In Xenium, the cell polygons come in CSV or parquet files that can be directly read into R as a data frame, with 2 columns for x and y coordinates, and one indicating which cell the coordinates belong to. Change the name of the cell ID column into "ID", and use `SpatialFeatureExperiment::df2sf()` to convert the data frame into an `sf` data frame with `POLYGON` geometry. Example code:

In [None]:
library(arrow)
cell_poly <- read_parquet("Xenium_FFPE_Human_Breast_Cancer_Rep2_cell_boundaries.parquet")
# Here the first column is cell ID
names(cell_poly)[1] <- "ID"
# "vertex_x" and "vertex_y" are the column names for coordinates here
cell_sf <- df2sf(cell_poly, c("vertex_x", "vertex_y"), geometryType = "POLYGON")

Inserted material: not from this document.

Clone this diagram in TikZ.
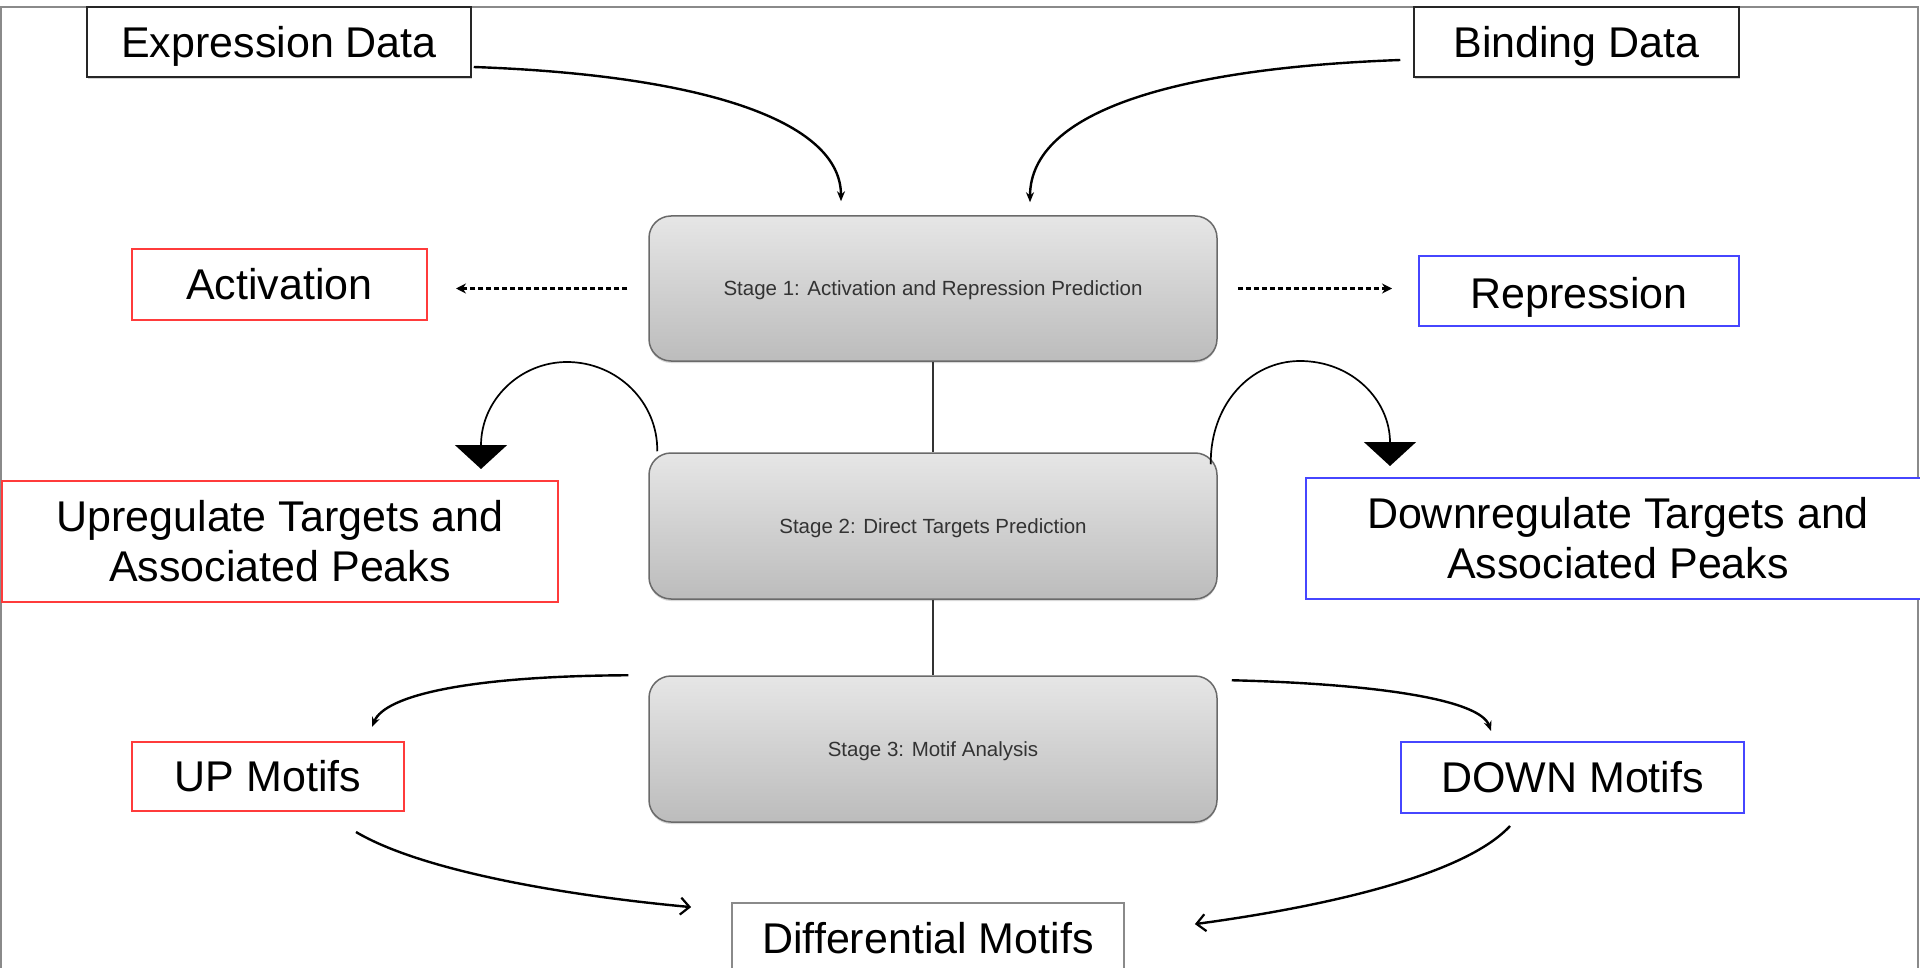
\documentclass[tikz,border=0pt]{standalone}
\usepackage{fontspec}
\setmainfont{Liberation Sans}
\usetikzlibrary{arrows.meta,calc,shadows}
\definecolor{stagetop}{HTML}{E6E6E6}
\definecolor{stagebot}{HTML}{BCBCBC}
\definecolor{stageline}{HTML}{6A6A6A}
\definecolor{redline}{HTML}{FF3B3B}
\definecolor{blueline}{HTML}{4646FF}
\definecolor{frameline}{HTML}{8A8A8A}
\definecolor{stagetext}{HTML}{333333}
\tikzset{
  bigfont/.style={font=\fontsize{43}{50}\selectfont},
  databox/.style={draw=black!85, line width=1.5pt, fill=white, bigfont, inner sep=0pt, text depth=0pt,
     drop shadow={shadow xshift=1pt, shadow yshift=-2pt, opacity=0.35}},
  redbox/.style={draw=redline, line width=2pt, fill=white, bigfont, inner sep=0pt, align=center},
  bluebox/.style={draw=blueline, line width=2pt, fill=white, bigfont, inner sep=0pt, align=center},
  greybox/.style={draw=frameline, line width=1.8pt, fill=white, bigfont, inner sep=0pt},
  stagebox/.style={draw=stageline, line width=1.5pt, rounded corners=22pt,
     top color=stagetop, bottom color=stagebot, minimum width=568pt,
     text=stagetext, font=\fontsize{20.5}{24}\selectfont, inner sep=0pt, text depth=0pt,
     drop shadow={shadow xshift=0pt, shadow yshift=-2pt, opacity=0.3}},
  flow/.style={line width=2.4pt, black, -{Stealth[length=10pt,width=8pt]}},
  barb/.style={line width=2.4pt, black, -{Straight Barb[length=9pt,width=17pt,line width=2.2pt]}},
  dasharrow/.style={line width=2.2pt, black, dash pattern=on 5pt off 3pt, -{Stealth[length=10pt,width=10pt]}},
  bigarc/.style={line width=1.7pt, black, -{Triangle[length=24pt,width=52pt]}},
  link/.style={line width=2.2pt, black!80},
}
\begin{document}
\begin{tikzpicture}[x=1pt,y=1pt]
\useasboundingbox (0,0) rectangle (1920,-968);
\draw[frameline, line width=1.5pt] (1,-7) rectangle (1918,-990);

% nodes
\node[databox, minimum width=384pt, minimum height=70pt] (expr) at (279,-42) {Expression Data};
\node[databox, minimum width=325pt, minimum height=70pt] (bind) at (1576.5,-42) {Binding Data};
\node[redbox, minimum width=295pt, minimum height=71pt] (act) at (279.5,-284.5) {Activation};
\node[bluebox, minimum width=320pt, minimum height=70pt, text height=35pt, text depth=0pt] (rep) at (1579,-291) {Repression};
\node[stagebox, minimum height=145pt] (s1) at (933,-288.5) {Stage 1: Activation and Repression Prediction};
\node[stagebox, minimum height=146pt] (s2) at (933,-526) {Stage 2: Direct Targets Prediction};
\node[stagebox, minimum height=146pt] (s3) at (933,-749) {Stage 3: Motif Analysis};
\node[redbox, minimum width=556pt, minimum height=121pt] (up) at (280,-541.5) {Upregulate Targets and\\Associated Peaks};
\node[bluebox, minimum width=624pt, minimum height=121pt] (down) at (1618,-538.5) {Downregulate Targets and\\Associated Peaks};
\node[redbox, minimum width=272pt, minimum height=69pt] (upm) at (268,-776.5) {UP Motifs};
\node[bluebox, minimum width=343pt, minimum height=71pt] (downm) at (1572.5,-777.5) {DOWN Motifs};
\node[greybox, minimum width=392pt, minimum height=70pt] (diff) at (928,-938) {Differential Motifs};

% connectors
\draw[flow] ([shift={(2,-25)}]expr.east) .. controls (700,-75) and (841,-120) .. ([shift={(-92,14)}]s1.north);
\draw[flow] ([shift={(-13,-18)}]bind.west) .. controls (1180,-68) and (1030,-110) .. ([shift={(97,13)}]s1.north);

\draw[dasharrow] ([xshift=-21pt]s1.west) -- ([xshift=28pt]act.east |- s1.west);
\draw[dasharrow] ([xshift=20pt]s1.east) -- ([xshift=-26pt]rep.west |- s1.east);

\draw[link] (s1.south) -- (s2.north);
\draw[link] (s2.south) -- (s3.north);

\draw[bigarc] ([shift={(9,1)}]s2.north west) .. controls (658,-402) and (617,-362) .. (567,-362)
   .. controls (520,-362) and (481,-400) .. ([shift={(201,11)}]up.north);
\draw[bigarc] ([shift={(-7,-12)}]s2.north east) .. controls (1210,-405) and (1250,-361) .. (1300,-361)
   .. controls (1352,-361) and (1390,-400) .. ([shift={(-228,11)}]down.north);

\draw[flow] ([shift={(-20,0)}]s3.north west) .. controls (470,-676) and (385,-695) .. ([shift={(104,14)}]upm.north);
\draw[flow] ([shift={(14,-5)}]s3.north east) .. controls (1380,-684) and (1480,-700) .. ([shift={(-81.5,10)}]downm.north);

\draw[barb] ([shift={(88,-20)}]upm.south) .. controls (420,-870) and (560,-895) .. ([shift={(-40,-5)}]diff.north west);
\draw[barb] ([shift={(-62.5,-12)}]downm.south) .. controls (1460,-880) and (1300,-910) .. ([shift={(70,-22)}]diff.north east);
\end{tikzpicture}
\end{document}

In CoxMX, cell polygons are in CSV files. Besides the two coordinates columns, there's a column for field of view (FOV) and another for cell ID. However, unlike in Xenium, the cell IDs are only unique in each FOV, so they should be concatenated to FOV to make them unique. Then `df2sf()` can also be used to convert the regular data frame into `sf`. Example code:

In [None]:
library(vroom)
library(tidyr)
cell_poly <- vroom("Lung5_Rep1-polygons.csv")
cell_poly <- cell_poly |> 
    unite("ID", fov:cellID)
cell_sf <- df2sf(cell_poly, spatialCoordsNames = c("x_global_px", "y_global_px"),
                 geometryType = "POLYGON")

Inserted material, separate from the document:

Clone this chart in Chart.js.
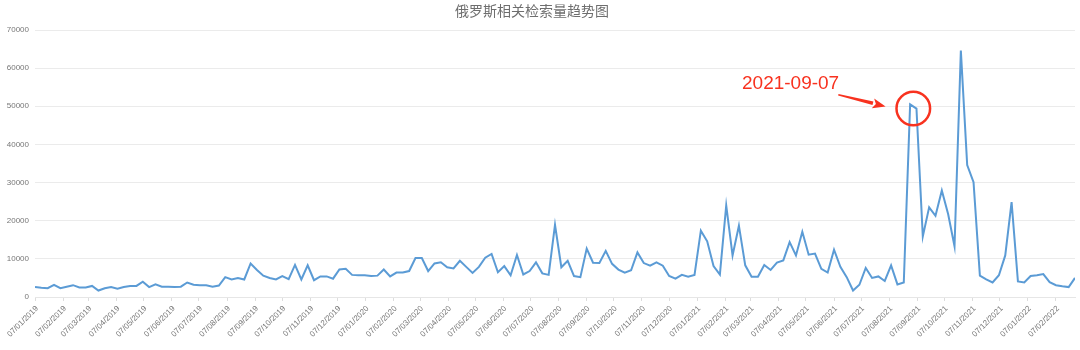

In Vizgen MERFISH, cell polygons are in HDF5 files, with one HDF5 file per FOV. The HDF5 file seems to contain 7 z-planes, but at least for the mouse liver MERFISH dataset in `SFEData`, all 7 z-planes have the same polygons so in effect the cell segmentation is only available in one z-plane. Example code to convert this into `sf`:

In [None]:
library(rhdf5)
library(dplyr)
library(BiocParallel)
h52poly_fov <- function(fn, i) {
    l <- rhdf5::h5dump(fn)[[1]]
    cell_ids <- names(l)
    geometries <- lapply(l, function(m)
        sf::st_polygon(list(t(m[["zIndex_0"]]$p_0$coordinates[,,1]))))
    df <- data.frame(geometry = sf::st_sfc(geometries),
                     ID = cell_ids,
                     fov = i)
    sf::st_sf(df)
}
# Those hdf5 files are in the directory cell_boundaries
fns <- list.files("cell_boundaries", "*.hdf5", full.names = TRUE)
# Multicore as there're over 1000 FOVs in this dataset
# I ran this on a server. 
# Use parallel::detectCores() to find how many CPU cores you have.
cell_sfs <- bpmapply(h52poly_fov, fn = fns, i = seq_along(fns), SIMPLIFY = FALSE, 
                     BPPARAM = SnowParam(20, progressbar = TRUE))
# dplyr::bind_rows is much faster than base R's rbind
cell_sf <- do.call(bind_rows, cell_sfs)

See [the code used to construct the example datasets in `SFEData`](https://github.com/pachterlab/SFEData/blob/main/inst/scripts/make-data.R) for more examples. 

Use `sf::st_is_valid()` to check if the polygons are valid. Polygons with self-intersection are not valid, and will throw an error in geometric operations. A common reason why polygons are invalid is a protruding line, which can be eliminated with `sf::st_buffer(cell_sf, dist = 0)`. Use `sf::st_is_valid(cell_sf, reason = TRUE)`, and plot the invalid polygons, to find why some polygons are not valid. 

# Session info

In [None]:
sessionInfo()